How about we create a special chopper loading module to test the buffering capabilities of an amp?
I'd construct it this way: An idle high impedance of say 10K ~ 100K load on the supply output, that, via a control signal can be switched to say 10 Ohm/10W using a MOSFET for a period of say 10mS.
Then, just record the transient response at the supply output closest to the load and see what effect all kinds of bufferings and different caps, inserted wires to get your parasitic L etc, have on the transient response.
The goal is to work towards a way of buffering that alters the voltage at the load node the least. Reduce spiking, reduce sagging. This will be a relatively easy way to find out how to create the best buffer distribution/arrangements.
I'd construct it this way: An idle high impedance of say 10K ~ 100K load on the supply output, that, via a control signal can be switched to say 10 Ohm/10W using a MOSFET for a period of say 10mS.
Then, just record the transient response at the supply output closest to the load and see what effect all kinds of bufferings and different caps, inserted wires to get your parasitic L etc, have on the transient response.
The goal is to work towards a way of buffering that alters the voltage at the load node the least. Reduce spiking, reduce sagging. This will be a relatively easy way to find out how to create the best buffer distribution/arrangements.
The capacitors suggested in post #54 have an ESR specification of 16 mohm typical, 31 mohm maximum at 100 Hz / 20 degrees C. The impedance at 10 kHz = 30 mohm maximum so they are pretty low impedance at audio frequencies. It's going to require a large film capacitor to reach that low an impedance at 10 kHz.
Well yes, but look at the cap you linked.
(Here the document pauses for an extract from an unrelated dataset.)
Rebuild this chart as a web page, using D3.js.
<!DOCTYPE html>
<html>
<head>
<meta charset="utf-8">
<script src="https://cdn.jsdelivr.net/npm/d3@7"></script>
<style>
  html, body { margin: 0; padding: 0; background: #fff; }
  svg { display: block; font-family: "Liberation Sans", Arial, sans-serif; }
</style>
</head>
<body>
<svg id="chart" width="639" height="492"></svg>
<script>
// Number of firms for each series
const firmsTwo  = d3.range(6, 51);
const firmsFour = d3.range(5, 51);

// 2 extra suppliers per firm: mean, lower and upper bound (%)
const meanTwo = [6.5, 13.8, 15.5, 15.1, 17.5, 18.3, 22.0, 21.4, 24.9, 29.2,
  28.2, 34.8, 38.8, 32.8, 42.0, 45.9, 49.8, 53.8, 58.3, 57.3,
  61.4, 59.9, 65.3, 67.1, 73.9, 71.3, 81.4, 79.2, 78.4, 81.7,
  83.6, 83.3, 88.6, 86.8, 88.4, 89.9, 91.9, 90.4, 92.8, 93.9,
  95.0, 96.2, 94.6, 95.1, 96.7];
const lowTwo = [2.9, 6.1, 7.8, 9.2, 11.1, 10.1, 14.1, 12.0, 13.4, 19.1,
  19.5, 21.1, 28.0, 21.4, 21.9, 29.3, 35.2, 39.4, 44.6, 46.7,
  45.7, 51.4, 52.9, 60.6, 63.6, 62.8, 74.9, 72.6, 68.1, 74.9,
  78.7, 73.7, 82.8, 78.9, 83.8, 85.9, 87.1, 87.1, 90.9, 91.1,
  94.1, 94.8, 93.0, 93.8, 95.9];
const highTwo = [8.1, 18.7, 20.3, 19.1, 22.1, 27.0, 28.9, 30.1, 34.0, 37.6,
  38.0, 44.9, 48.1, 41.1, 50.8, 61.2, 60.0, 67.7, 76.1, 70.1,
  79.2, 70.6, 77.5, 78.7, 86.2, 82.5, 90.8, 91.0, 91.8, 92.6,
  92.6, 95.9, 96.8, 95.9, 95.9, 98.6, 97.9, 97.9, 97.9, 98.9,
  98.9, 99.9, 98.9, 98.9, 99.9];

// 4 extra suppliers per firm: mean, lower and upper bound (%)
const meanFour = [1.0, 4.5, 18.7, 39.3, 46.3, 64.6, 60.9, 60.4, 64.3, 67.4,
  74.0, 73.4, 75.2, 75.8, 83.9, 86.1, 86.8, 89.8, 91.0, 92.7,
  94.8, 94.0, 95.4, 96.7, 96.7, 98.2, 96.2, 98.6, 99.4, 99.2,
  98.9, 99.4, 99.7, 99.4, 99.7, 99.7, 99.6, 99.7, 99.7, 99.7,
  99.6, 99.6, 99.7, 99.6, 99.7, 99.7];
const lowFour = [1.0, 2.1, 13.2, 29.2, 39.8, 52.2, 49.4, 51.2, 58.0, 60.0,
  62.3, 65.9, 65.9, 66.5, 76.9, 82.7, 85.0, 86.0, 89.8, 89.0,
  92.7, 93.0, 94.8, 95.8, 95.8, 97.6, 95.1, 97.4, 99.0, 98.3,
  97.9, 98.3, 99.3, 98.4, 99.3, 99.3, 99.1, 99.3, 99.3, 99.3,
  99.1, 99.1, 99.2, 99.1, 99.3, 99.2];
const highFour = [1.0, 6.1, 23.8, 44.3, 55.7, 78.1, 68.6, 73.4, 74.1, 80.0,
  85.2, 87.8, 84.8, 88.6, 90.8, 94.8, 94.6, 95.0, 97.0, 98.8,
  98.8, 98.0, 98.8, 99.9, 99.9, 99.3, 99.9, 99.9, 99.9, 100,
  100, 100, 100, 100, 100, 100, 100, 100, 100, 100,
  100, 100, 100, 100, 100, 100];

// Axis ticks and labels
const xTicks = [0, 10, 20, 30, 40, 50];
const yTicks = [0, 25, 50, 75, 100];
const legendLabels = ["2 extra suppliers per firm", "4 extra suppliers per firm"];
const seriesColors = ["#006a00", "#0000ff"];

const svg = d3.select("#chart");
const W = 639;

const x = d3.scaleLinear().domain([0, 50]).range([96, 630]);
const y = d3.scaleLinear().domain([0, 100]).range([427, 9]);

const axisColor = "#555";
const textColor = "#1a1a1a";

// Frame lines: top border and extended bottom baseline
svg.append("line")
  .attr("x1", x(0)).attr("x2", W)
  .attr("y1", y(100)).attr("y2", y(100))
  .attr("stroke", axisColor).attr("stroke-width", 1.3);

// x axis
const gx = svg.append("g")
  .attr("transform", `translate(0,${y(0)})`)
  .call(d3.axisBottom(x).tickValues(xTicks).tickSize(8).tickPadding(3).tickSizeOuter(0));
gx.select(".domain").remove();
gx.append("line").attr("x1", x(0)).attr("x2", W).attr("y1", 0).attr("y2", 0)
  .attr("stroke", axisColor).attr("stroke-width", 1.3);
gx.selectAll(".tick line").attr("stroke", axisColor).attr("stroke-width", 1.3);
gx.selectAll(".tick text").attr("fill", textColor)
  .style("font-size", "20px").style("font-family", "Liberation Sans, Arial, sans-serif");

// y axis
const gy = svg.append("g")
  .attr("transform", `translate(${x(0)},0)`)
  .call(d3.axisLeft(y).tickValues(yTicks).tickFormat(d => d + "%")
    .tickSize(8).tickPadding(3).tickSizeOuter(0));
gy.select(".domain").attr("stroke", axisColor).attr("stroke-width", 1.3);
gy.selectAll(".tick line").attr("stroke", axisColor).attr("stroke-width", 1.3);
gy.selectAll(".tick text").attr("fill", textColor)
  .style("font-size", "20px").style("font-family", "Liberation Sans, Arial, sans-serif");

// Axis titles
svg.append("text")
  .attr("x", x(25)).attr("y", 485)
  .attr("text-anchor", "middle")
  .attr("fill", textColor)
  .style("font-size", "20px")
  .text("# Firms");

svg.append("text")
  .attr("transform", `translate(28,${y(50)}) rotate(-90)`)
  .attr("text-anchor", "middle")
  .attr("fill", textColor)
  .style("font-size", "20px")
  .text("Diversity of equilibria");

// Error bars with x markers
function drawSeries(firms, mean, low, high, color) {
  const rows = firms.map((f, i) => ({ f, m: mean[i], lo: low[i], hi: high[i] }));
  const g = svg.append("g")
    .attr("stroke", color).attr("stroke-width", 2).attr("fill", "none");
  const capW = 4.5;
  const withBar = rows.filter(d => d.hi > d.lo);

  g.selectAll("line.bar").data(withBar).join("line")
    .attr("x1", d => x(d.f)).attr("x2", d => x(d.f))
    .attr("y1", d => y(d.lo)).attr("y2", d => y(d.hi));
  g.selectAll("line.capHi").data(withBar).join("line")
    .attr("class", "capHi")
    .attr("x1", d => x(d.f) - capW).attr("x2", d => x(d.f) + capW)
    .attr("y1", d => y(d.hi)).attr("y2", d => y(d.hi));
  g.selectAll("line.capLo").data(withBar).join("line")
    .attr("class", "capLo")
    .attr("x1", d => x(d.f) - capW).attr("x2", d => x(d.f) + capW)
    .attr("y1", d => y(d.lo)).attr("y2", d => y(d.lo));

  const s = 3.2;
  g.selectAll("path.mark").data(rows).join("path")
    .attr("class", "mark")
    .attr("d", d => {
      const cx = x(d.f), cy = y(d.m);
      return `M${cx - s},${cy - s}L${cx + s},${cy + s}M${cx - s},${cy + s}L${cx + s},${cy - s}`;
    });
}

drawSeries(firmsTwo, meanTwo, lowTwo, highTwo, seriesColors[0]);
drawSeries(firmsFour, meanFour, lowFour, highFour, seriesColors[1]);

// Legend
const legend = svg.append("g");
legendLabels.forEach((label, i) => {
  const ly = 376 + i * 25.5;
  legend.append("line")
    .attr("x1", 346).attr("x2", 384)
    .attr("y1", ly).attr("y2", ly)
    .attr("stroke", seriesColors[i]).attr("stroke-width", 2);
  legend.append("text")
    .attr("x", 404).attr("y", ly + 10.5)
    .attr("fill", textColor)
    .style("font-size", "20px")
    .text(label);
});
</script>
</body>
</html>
Is that a power supply main buffer cap, or would that be your local decoupling caps on the board both at board entrance and close to the output devices?
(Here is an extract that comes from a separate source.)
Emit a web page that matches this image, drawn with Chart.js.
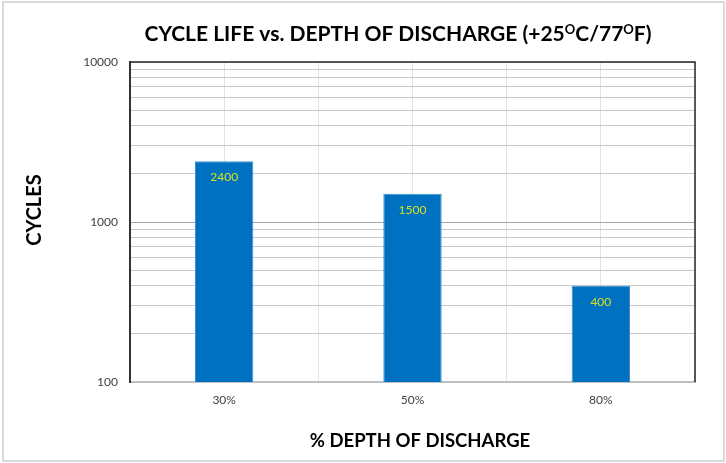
<!DOCTYPE html>
<html>
<head>
<meta charset="utf-8">
<script src="https://cdn.jsdelivr.net/npm/chart.js@4.4.1/dist/chart.umd.min.js"></script>
<style>
  body { margin: 0; background: #fff; }
  canvas { display: block; }
</style>
</head>
<body>
<canvas id="cycleChart" width="726" height="463"></canvas>
<script>
// chart data
const depthLabels = ["30%", "50%", "80%"];
const cycleValues = [2400, 1500, 400];
const yGridValues = [100, 200, 300, 400, 500, 600, 700, 800, 900,
                     1000, 2000, 3000, 4000, 5000, 6000, 7000, 8000, 9000, 10000];
const yTickLabels = [100, 1000, 10000];
const xAxisTitle = "% DEPTH OF DISCHARGE";
const yAxisTitle = "CYCLES";
// title text, "O" parts are raised like a degree sign
const titleParts = [
  { text: "CYCLE LIFE vs. DEPTH OF DISCHARGE (+25" },
  { text: "O", sup: true },
  { text: "C/77" },
  { text: "O", sup: true },
  { text: "F)" }
];

const FONT = "Lato, 'Open Sans', sans-serif";

// draws the titles, the frame and the bar labels
const extrasPlugin = {
  id: 'extras',
  afterDatasetsDraw(chart) {
    const ctx = chart.ctx;
    const area = chart.chartArea;
    ctx.save();

    // dark top and right edge of the plot area
    ctx.strokeStyle = '#262626';
    ctx.lineWidth = 1.5;
    ctx.beginPath();
    ctx.moveTo(area.left, area.top);
    ctx.lineTo(area.right, area.top);
    ctx.lineTo(area.right, area.bottom);
    ctx.stroke();

    // value labels inside the bars
    ctx.fillStyle = '#d4e21e';
    ctx.font = '12px ' + FONT;
    ctx.textAlign = 'center';
    ctx.textBaseline = 'middle';
    chart.getDatasetMeta(0).data.forEach((bar, i) => {
      ctx.fillText(String(cycleValues[i]), bar.x, bar.y + 16);
    });

    // axis titles
    ctx.fillStyle = '#000';
    ctx.font = 'bold 18.5px ' + FONT;
    ctx.fillText(xAxisTitle, 420, 441);
    ctx.save();
    ctx.translate(35, 210);
    ctx.rotate(-Math.PI / 2);
    ctx.font = 'bold 20px ' + FONT;
    ctx.fillText(yAxisTitle, 0, 0);
    ctx.restore();

    // chart title
    const bigFont = 'bold 21px ' + FONT;
    const smallFont = 'bold 13px ' + FONT;
    let total = 0;
    titleParts.forEach(p => {
      ctx.font = p.sup ? smallFont : bigFont;
      p.w = ctx.measureText(p.text).width;
      total += p.w;
    });
    let x = 398 - total / 2;
    ctx.textAlign = 'left';
    ctx.textBaseline = 'alphabetic';
    titleParts.forEach(p => {
      ctx.font = p.sup ? smallFont : bigFont;
      ctx.fillText(p.text, x, p.sup ? 34 : 41);
      x += p.w;
    });

    // light outer frame
    ctx.strokeStyle = '#d9d9d9';
    ctx.lineWidth = 2;
    ctx.strokeRect(3, 2, 721, 459);
    ctx.restore();
  }
};

const ctx = document.getElementById('cycleChart').getContext('2d');
new Chart(ctx, {
  type: 'bar',
  data: {
    labels: depthLabels,
    datasets: [{
      data: cycleValues,
      backgroundColor: '#0070c0',
      borderColor: '#3a8fd0',
      borderWidth: 1,
      categoryPercentage: 1,
      barPercentage: 0.31
    }]
  },
  options: {
    responsive: false,
    animation: false,
    layout: { padding: { left: 0, right: 31, top: 62, bottom: 0 } },
    plugins: {
      legend: { display: false },
      title: { display: false },
      tooltip: { enabled: false }
    },
    scales: {
      x: {
        z: -1,
        grid: { color: '#e3e3e3', drawTicks: false },
        border: { color: '#bfbfbf', width: 2 },
        ticks: { color: '#404040', font: { family: FONT, size: 12 }, padding: 11 },
        afterFit(scale) { scale.height = 81; }
      },
      xCenter: {
        type: 'category',
        labels: depthLabels,
        position: 'bottom',
        offset: true,
        z: -1,
        grid: { offset: false, color: '#e3e3e3', drawTicks: false },
        border: { display: false },
        ticks: { display: false },
        afterFit(scale) { scale.height = 0; }
      },
      y: {
        type: 'logarithmic',
        min: 100,
        max: 10000,
        afterBuildTicks(scale) {
          scale.ticks = yGridValues.map(v => ({ value: v, major: yTickLabels.includes(v) }));
        },
        grid: {
          drawTicks: false,
          lineWidth: 1,
          color: c => {
            if (!c.tick) return '#c8c8c8';
            if (c.tick.value === 100) return 'rgba(0,0,0,0)';
            return c.tick.value === 1000 ? '#a6a6a6' : '#c8c8c8';
          }
        },
        border: { color: '#333', width: 2 },
        ticks: {
          autoSkip: false,
          color: '#404040',
          font: { family: FONT, size: 12 },
          padding: 12,
          callback: v => yTickLabels.includes(v) ? String(v) : ''
        },
        afterFit(scale) { scale.width = 130; }
      }
    }
  },
  plugins: [extrasPlugin]
});
</script>
</body>
</html>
That's what I mean, the local electrolytics won't be kingsize like a main smoothing cap, they are in the region of 100uF ~ 2200uF, and their ESRs are higher than that of an accompanying 100nF MKT.
I think that it would be the power supply main buffer cap. I would expect local decoupling on the amplifier PCB as well. At 10 kHz the reactance of a 100 nF capacitor is 159 ohms so the audio current is going to come from the power supply main buffer capacitor.
I don't know if it would be neglible when talking the size of currents in a decent amp. The L could be just high enough to 'choke' the T=0 current and prohibit initial demand. I was about to put a simulation together of a full rectified supply with buffercaps and ESR simulation, along with the chopper circuit to view the transient response. I wanted to model the supply wire in there too.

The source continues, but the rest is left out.